The industrial revolution seems to have been the pre cursor for the 8hr sleep rule, with the development of artificial lighting and factory jobs. The
biphasal sleeping pattern was forced into a shift so that workers could work a full day in the factories which were quite often very long hours, and
then when they got home despite the dark nights of winter, electric or gas lighting "tricked" their body clocks into staying awake and disrupted
people's sense of time. Street lighting also changed sleep, as did the first coffee houses. Whereas prior to the 19th Century the night was
considered a "dark and mournful place full of reprobates and whores" not to mention the various supernatural beliefs throughout Europe, once street
lighting was invented, the night became illuminated, people stayed out longer, hung around in coffee houses and up market taverns and the night became
fashionable and the habit of "promenading" started (where the wealthy paraded in their best clothes particularly their single daughters)
"He knew this, even in the horror with which he started from his first sleep, and threw up the window to dispel it by the presence of some object,
beyond the room, which had not been, as it were, the witness of his dream." Charles Dickens, Barnaby Rudge (1840)
"And at the wakening of your first sleepe You shall have a hott drinke made, And at the wakening of your next sleepe Your sorrowes will have a
slake." Early English ballad, Old Robin of Portingale
So...contrary to the now popular belief that 8hrs is best, there is in fact no actual medical evidence to support this and it has become apparent
through research that this unbroken sleep pattern could be more detrimental to health both physical and psychological, as is evidence by the emergence
of insomnia and other sleep related illnesses/effects.

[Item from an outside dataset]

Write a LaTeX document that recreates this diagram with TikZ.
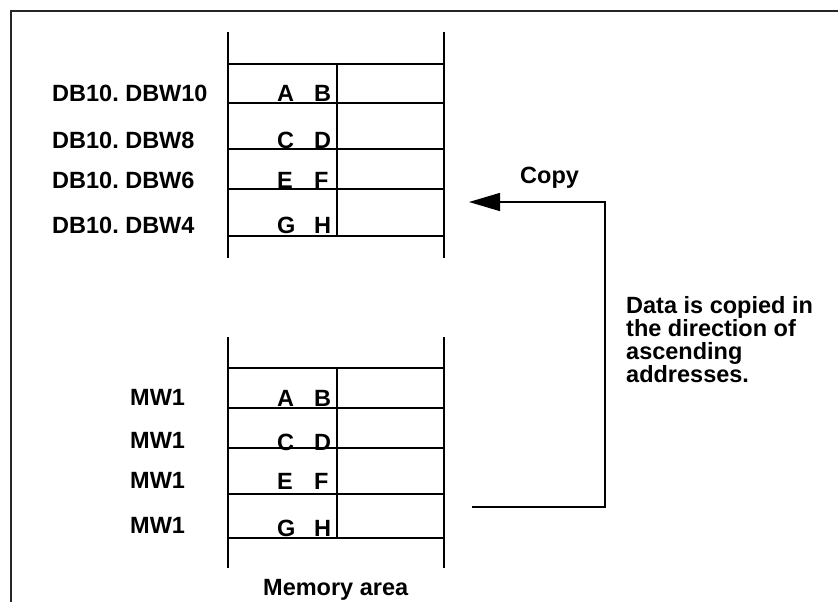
\documentclass[tikz,border=0pt]{standalone}
\usepackage{fontspec}
\setmainfont{Liberation Sans}
\usetikzlibrary{arrows.meta}
\begin{document}
\begin{tikzpicture}[x=1pt,y=-1pt,
  lbl/.style={font=\bfseries\fontsize{23.5}{22.7}\selectfont, inner sep=0pt, anchor=base west},
  hline/.style={line width=1.3pt},
  vline/.style={line width=2pt},
  frame/.style={line width=1.3pt, draw=black!85},
  arr/.style={line width=1.5pt, -{Triangle[length=31pt,width=18pt]}}]
\useasboundingbox (0,0) rectangle (838,602);
% frame
\draw[frame] (11,602) -- (11,11) -- (838,11);
% top table
\draw[vline] (228,32) -- (228,258);
\draw[vline] (444,32) -- (444,258);
\foreach \y in {64,103,149,189,236} \draw[hline] (228,\y) -- (444,\y);
\draw[hline] (337,64) -- (337,236);
% bottom table
\draw[vline] (228,337) -- (228,568);
\draw[vline] (444,337) -- (444,568);
\foreach \y in {368,408,448,494,538} \draw[hline] (228,\y) -- (444,\y);
\draw[hline] (337,368) -- (337,538);
% top labels
\node[lbl] (t1) at (52,101) {DB10.\ DBW10};
\node[lbl] (t2) at (52,148) {DB10.\ DBW8};
\node[lbl] (t3) at (52,188) {DB10.\ DBW6};
\node[lbl] (t4) at (52,233) {DB10.\ DBW4};
\node[lbl] (ta) at (277,101) {A};
\node[lbl] (tb) at (314,101) {B};
\node[lbl] (tc) at (277,148) {C};
\node[lbl] (td) at (314,148) {D};
\node[lbl] (te) at (277,188) {E};
\node[lbl] (tf) at (314,188) {F};
\node[lbl] (tg) at (277,233) {G};
\node[lbl] (th) at (314,233) {H};
% bottom labels
\node[lbl] (m1) at (130,405) {MW1};
\node[lbl] (m2) at (130,448) {MW1};
\node[lbl] (m3) at (130,488) {MW1};
\node[lbl] (m4) at (130,533) {MW1};
\node[lbl] (ba) at (277,406) {A};
\node[lbl] (bb) at (314,406) {B};
\node[lbl] (bc) at (277,450) {C};
\node[lbl] (bd) at (314,450) {D};
\node[lbl] (be) at (277,489) {E};
\node[lbl] (bf) at (314,489) {F};
\node[lbl] (bg) at (277,536) {G};
\node[lbl] (bh) at (314,536) {H};
\node[lbl] (mem) at (263,595) {Memory area};
% arrow
\coordinate (src) at (472,507);
\coordinate (c1) at (605,507);
\coordinate (c2) at (605,202);
\coordinate (dst) at (469,202);
\draw[arr] (src) -- (c1) -- (c2) -- (dst);
\node[lbl] (copy) at (520,183) {Copy};
\node[lbl, align=left] (note) at (626,382) {Data is copied in\\the direction of\\ascending\\addresses.};
\end{tikzpicture}
\end{document}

Now...could there be another form of sleep pattern emerging with the dependency on technology? It is thought that due to the sheer amount of time many
children spend on social media/phones/ipads not daring to switch off in case they missed some important facebook update lol that these children are
going to sleep later and later and will in fact wake up over and over again throughout the night if there is a notification ping on their phone.